The timing of the final horn, which sounded at 5:59 Eastern (4:59 local), made for a seamless transition for all channel surfers going from NBC to the NBC Sports Network, which carried the day’s finale in Manhattan.
On that note…
It is hard to find any netminder who had a more commendable period in Sunday’s action than the Capitals’ Braden Holtby in the opening stanza of his visit to the Rangers. That is, perhaps, other than Quick, who turned away 20 out of 21 Blackhawks bids in his second stanza, though his one blunder there turned out to be the winning goal.
Returning to the site where his surprise rookie run to the halfway mark of the 2012 playoffs ended nine months ago, Holtby repelled each of the 20 New York shots to freeze a 1-0 advantage through the first intermission.
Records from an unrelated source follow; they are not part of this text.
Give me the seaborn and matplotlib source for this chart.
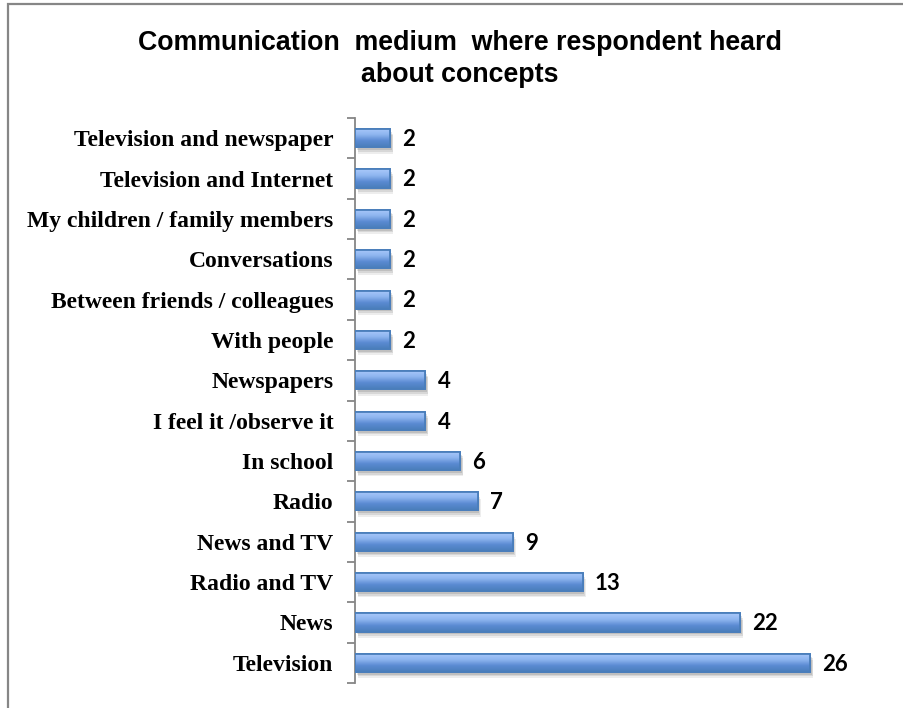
import numpy as np
import pandas as pd
import matplotlib
matplotlib.use("Agg")
import matplotlib.pyplot as plt
import matplotlib.patheffects as pe
from matplotlib.colors import LinearSegmentedColormap
from matplotlib.patches import Rectangle
import seaborn as sns

# Survey responses: where respondents heard about the concepts
categories = [
    "Television and newspaper",
    "Television and Internet",
    "My children / family members",
    "Conversations",
    "Between friends / colleagues",
    "With people",
    "Newspapers",
    "I feel it /observe it",
    "In school",
    "Radio",
    "News and TV",
    "Radio and TV",
    "News",
    "Television",
]
counts = [2, 2, 2, 2, 2, 2, 4, 4, 6, 7, 9, 13, 22, 26]
title = "Communication  medium  where respondent heard\nabout concepts"

df = pd.DataFrame({"medium": categories, "count": counts})

sns.set_theme(style="white")
plt.rcParams["font.family"] = ["DejaVu Sans"]
plt.rcParams["text.color"] = "black"
plt.rcParams["ytick.labelcolor"] = "black"

W, H = 904, 708
fig = plt.figure(figsize=(W / 100, H / 100), dpi=100)
ax = fig.add_axes([355 / W, 1 - 683 / H, (880 - 355) / W, (683 - 118) / H])

sns.barplot(data=df, x="count", y="medium", orient="h", width=0.45,
            color="#6f9ee0", edgecolor="#4a7ebb", linewidth=1.3, ax=ax,
            zorder=3)

# vertical gradient fill and soft drop shadow on each bar
grad = LinearSegmentedColormap.from_list(
    "bar", ["#a9c9fa", "#8fb6f0", "#5a8ad2", "#4a7ebb"])
gimg = np.linspace(0, 1, 64).reshape(-1, 1)
for p in ax.patches:
    x0, y0 = p.get_x(), p.get_y()
    w, h = p.get_width(), p.get_height()
    p.set_path_effects([
        pe.SimplePatchShadow(offset=(2.5, -4.5), shadow_rgbFace="#000000", alpha=0.07),
        pe.SimplePatchShadow(offset=(1.8, -3.2), shadow_rgbFace="#000000", alpha=0.09),
        pe.SimplePatchShadow(offset=(1.2, -2), shadow_rgbFace="#000000", alpha=0.11),
        pe.Normal(),
    ])
    im = ax.imshow(gimg, cmap=grad, aspect="auto", interpolation="bicubic",
                   extent=(x0, x0 + w, y0 + h, y0), zorder=4)
    im.set_clip_path(p)
    edge = Rectangle((x0, y0), w, h, fill=False, edgecolor="#4a7ebb",
                     linewidth=1.3, zorder=5)
    ax.add_patch(edge)

# value labels
for i, v in enumerate(counts):
    ax.annotate(str(v), xy=(v, i), xytext=(9, -1), textcoords="offset points",
                ha="left", va="center", fontsize=16, fontweight="bold",
                family=["Lato", "DejaVu Sans"], color="#000000")

ax.set_xlim(0, 30)
ax.set_ylim(len(categories) - 0.5, -0.5)
ax.set_xlabel("")
ax.set_ylabel("")
ax.set_xticks([])

# category labels with separating ticks on the axis
ax.set_yticks(range(len(categories)))
ax.set_yticklabels(categories, fontsize=17, fontweight="bold",
                   family=["Liberation Serif", "DejaVu Serif"], color="black")
ax.tick_params(axis="y", which="major", length=0, pad=15.5)
ax.set_yticks(np.arange(-0.5, len(categories) + 0.5, 1), minor=True)
ax.tick_params(axis="y", which="minor", left=True, length=6, width=1.3,
               color="#868686")

for s in ["top", "right", "bottom"]:
    ax.spines[s].set_visible(False)
ax.spines["left"].set_color("#868686")
ax.spines["left"].set_linewidth(1.3)

fig.text(460 / W, 1 - 59 / H, title, ha="center", va="center",
         fontsize=19.3, fontweight="bold", linespacing=1.32, color="black",
         family=["Liberation Sans", "DejaVu Sans"])

# outer chart frame
fig.patches.append(Rectangle((8 / W, -0.05), 1.2, 1 - 4 / H + 0.05,
                             transform=fig.transFigure, fill=False,
                             edgecolor="#868686", linewidth=1.6))

fig.savefig("out.png", dpi=100)
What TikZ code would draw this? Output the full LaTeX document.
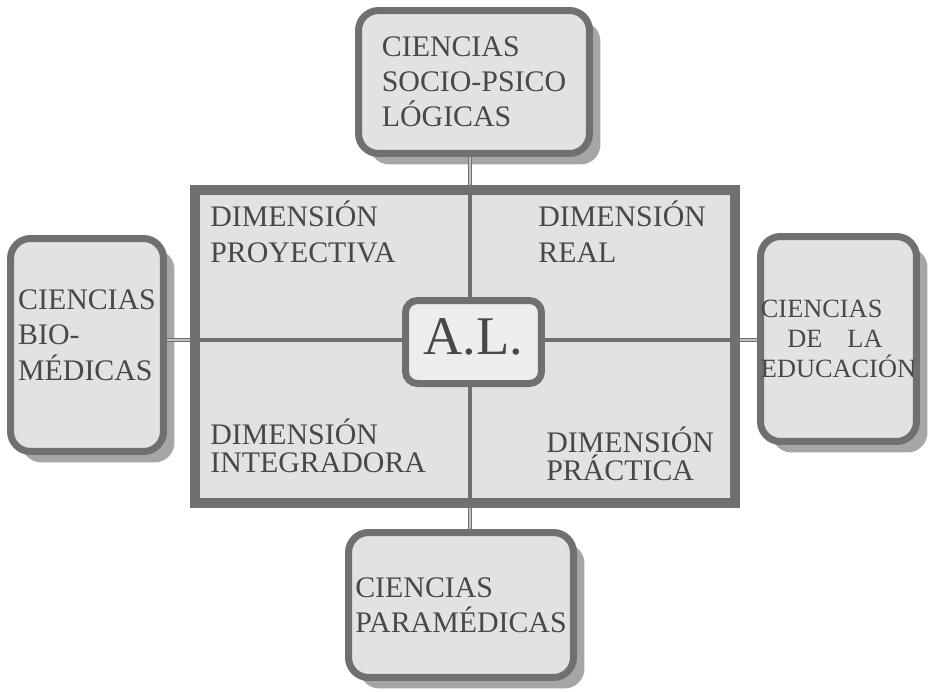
\documentclass[tikz,border=0pt]{standalone}
\usepackage{fontspec}
\setmainfont{Liberation Serif}
\usepackage{tikz}
\usetikzlibrary{shadows}
\definecolor{boxfill}{HTML}{E2E2E2}
\definecolor{corefill}{HTML}{EDEDED}
\definecolor{boxline}{HTML}{707070}
\definecolor{boxshade}{HTML}{A6A6A6}
\definecolor{inkgray}{HTML}{484848}

\begin{document}
\begin{tikzpicture}[x=0.02cm, y=-0.02cm,
  ciencia/.style={draw=boxline, line width=0.14cm, fill=boxfill, rounded corners=0.4cm,
    drop shadow={shadow xshift=0.22cm, shadow yshift=-0.22cm, fill=boxshade, opacity=1},
    align=left, text=inkgray, inner sep=0pt, font=\fontsize{17}{20}\selectfont},
  dimension/.style={anchor=base west, align=left, text=inkgray, inner sep=0pt},
  link/.style={draw=boxline, line width=0.8pt, double=boxfill!70!boxline, double distance=1.2pt},
  divider/.style={draw=boxline, line width=0.07cm}]
\useasboundingbox (0,0) rectangle (931,691);
\node[ciencia, minimum width=4.62cm, minimum height=2.86cm] (socio) at (474,82) {CIENCIAS\\SOCIO-PSICO\\LÓGICAS};
\node[ciencia, minimum width=3.06cm, minimum height=4.26cm, text depth=0.4cm] (bio) at (87,345) {CIENCIAS\\BIO-\\MÉDICAS};
\node[ciencia, minimum width=3.12cm, minimum height=4.1cm, font=\fontsize{15}{17}\selectfont] (edu) at (838.5,339) {CIENCIAS\\\hspace{1em}DE\hspace{0.95em}LA\\EDUCACIÓN};
\node[ciencia, minimum width=4.5cm, minimum height=2.9cm] (para) at (461,605) {CIENCIAS\\PARAMÉDICAS};
\node[draw=boxline, line width=0.2cm, fill=boxfill, minimum width=10.8cm, minimum height=6.26cm, inner sep=0pt] (dims) at (465,346.5) {};
\coordinate (cross) at (470,340);
\draw[divider] (dims.north -| cross) -- (dims.south -| cross);
\draw[divider] (dims.west |- cross) -- (dims.east |- cross);
\draw[link] (socio.south -| cross) -- (dims.north -| cross);
\draw[link] (dims.south -| cross) -- (para.north -| cross);
\draw[link] (bio.east |- cross) -- (dims.west |- cross);
\draw[link] (dims.east |- cross) -- (edu.west |- cross);
\node[dimension, font=\fontsize{17}{20.4}\selectfont] (proy) at (210,262) {DIMENSIÓN\\PROYECTIVA};
\node[dimension, font=\fontsize{17}{20.4}\selectfont] (real) at (538,262) {DIMENSIÓN\\REAL};
\node[dimension, font=\fontsize{17}{15.6}\selectfont] (integ) at (210,472) {DIMENSIÓN\\INTEGRADORA};
\node[dimension, font=\fontsize{17}{15.6}\selectfont] (prac) at (546,480) {DIMENSIÓN\\PRÁCTICA};
\node[draw=boxline, line width=0.14cm, fill=corefill, rounded corners=0.24cm, minimum width=2.72cm, minimum height=1.66cm,
  text=inkgray, text depth=0.2cm, font=\fontsize{31}{31}\selectfont] (al) at (473.5,342) {A.L.};
\end{tikzpicture}
\end{document}
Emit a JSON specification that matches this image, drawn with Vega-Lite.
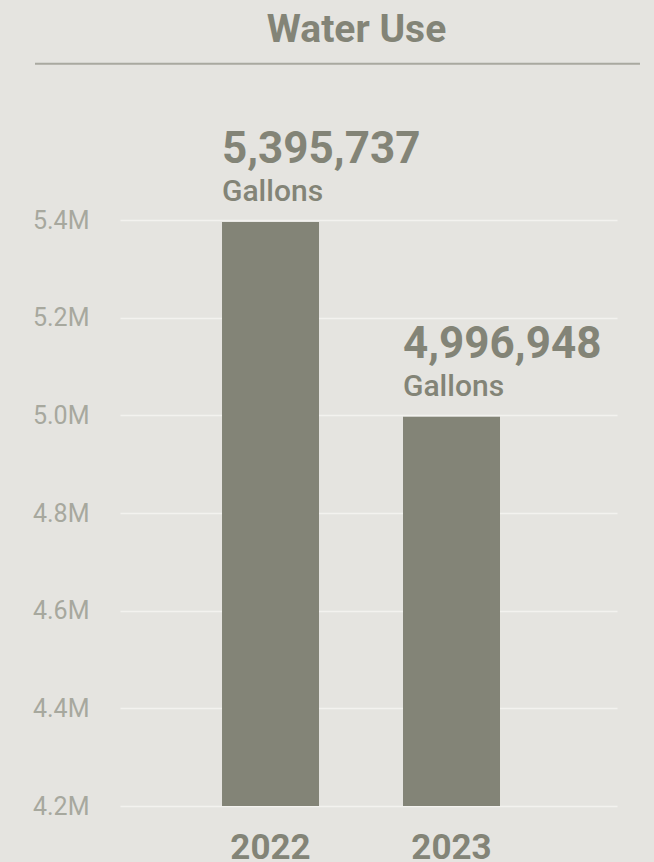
{
  "$schema": "https://vega.github.io/schema/vega-lite/v6.json",
  "width": 497,
  "height": 586,
  "autosize": {"type": "none"},
  "padding": {"left": 120, "top": 220, "right": 37, "bottom": 56},
  "background": "#e5e4e0",
  "config": {"view": {"stroke": null}, "font": "Roboto"},
  "title": {
    "text": "Water Use",
    "fontSize": 39,
    "fontWeight": "bold",
    "color": "#838477",
    "anchor": "middle",
    "frame": "group",
    "dx": -12,
    "dy": 38,
    "offset": 20,
    "baseline": "alphabetic"
  },
  "layer": [
    {
      "data": {"values": [{"year": "2022", "value": 5395737}, {"year": "2023", "value": 4996948}]},
      "layer": [
        {
          "mark": {"type": "bar", "color": "#838477"},
          "encoding": {
            "x": {
              "field": "year",
              "type": "nominal",
              "scale": {"paddingInner": 0.4641, "paddingOuter": 0.605, "align": 0.4658},
              "axis": {
                "title": null,
                "domain": false,
                "ticks": false,
                "grid": false,
                "labelAngle": 0,
                "labelFontSize": 35,
                "labelFontWeight": "bold",
                "labelColor": "#838477",
                "labelPadding": 24
              }
            },
            "y": {
              "field": "value",
              "type": "quantitative",
              "scale": {"domain": [4200000, 5400000], "nice": false, "zero": false},
              "axis": {
                "title": null,
                "values": [4200000, 4400000, 4600000, 4800000, 5000000, 5200000, 5400000],
                "labelExpr": "format(datum.value / 1000000, '.1f') + 'M'",
                "domain": false,
                "ticks": false,
                "labelPadding": 31,
                "labelFontSize": 25,
                "labelFontWeight": "normal",
                "labelColor": "#a7a89e",
                "gridColor": "#f3f2ef",
                "gridWidth": 1.5
              }
            },
            "y2": {"datum": 4200000}
          }
        },
        {
          "mark": {"type": "text", "align": "left", "baseline": "alphabetic", "dy": -59, "fontSize": 44, "fontWeight": "bold", "color": "#838477"},
          "encoding": {
            "x": {"field": "year", "type": "nominal", "bandPosition": 0},
            "y": {"field": "value", "type": "quantitative"},
            "text": {"field": "value", "format": ","}
          }
        },
        {
          "mark": {"type": "text", "align": "left", "baseline": "alphabetic", "dy": -21, "fontSize": 30, "fontWeight": 500, "color": "#838477"},
          "encoding": {
            "x": {"field": "year", "type": "nominal", "bandPosition": 0},
            "y": {"field": "value", "type": "quantitative"},
            "text": {"value": "Gallons"}
          }
        }
      ]
    },
    {
      "data": {"values": [{"pos": 5720000, "start": 0, "end": 1}]},
      "mark": {"type": "rule", "color": "#a9a9a0", "strokeWidth": 2},
      "encoding": {
        "x": {"field": "start", "type": "quantitative", "scale": {"domain": [0.1405, 0.962], "nice": false, "zero": false}, "axis": null},
        "x2": {"field": "end"},
        "y": {"field": "pos", "type": "quantitative"}
      }
    }
  ],
  "resolve": {"scale": {"x": "independent"}}
}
Five of those saves were spaced over two of Washington’s first three penalty kills, including a pair in the final minute of play, as well as three short-handed stabs by the Rangers.
Leads were in mind-boggling peril at NHL mansions on both sides of New York State Sunday. The third lead change of the day, on top of the two in Buffalo, occurred early in the final period at Madison Square Garden after the Rangers had drawn a 1-1 knot the previous frame.
On a power play in the fifth minute, Brad Richards found an open Michael Del Zotto, who had ventured down from his point perch on the far side. Del Zotto returned the biscuit in the other direction, although further south where Derek Stepan was raring to rake it into the backdoor.
While it was not quite as dramatic as the Johnny Oduya penalty kill in Chicago, Rick Nash forced the Rangers penalty killers to safeguard their one-goal edge, short-handed in the latter half of the third period.
After drawing the tripping infraction with 6:56 remaining, Alexander Ovechkin charged up Washington’s only two shots on the ensuing five-on-four advantage. Henrik Lundqvist turned both away, assuring Nash his originally scheduled jailbreak and would successfully deal with only two more bids during a six-on-five with Braden Holtby pulled.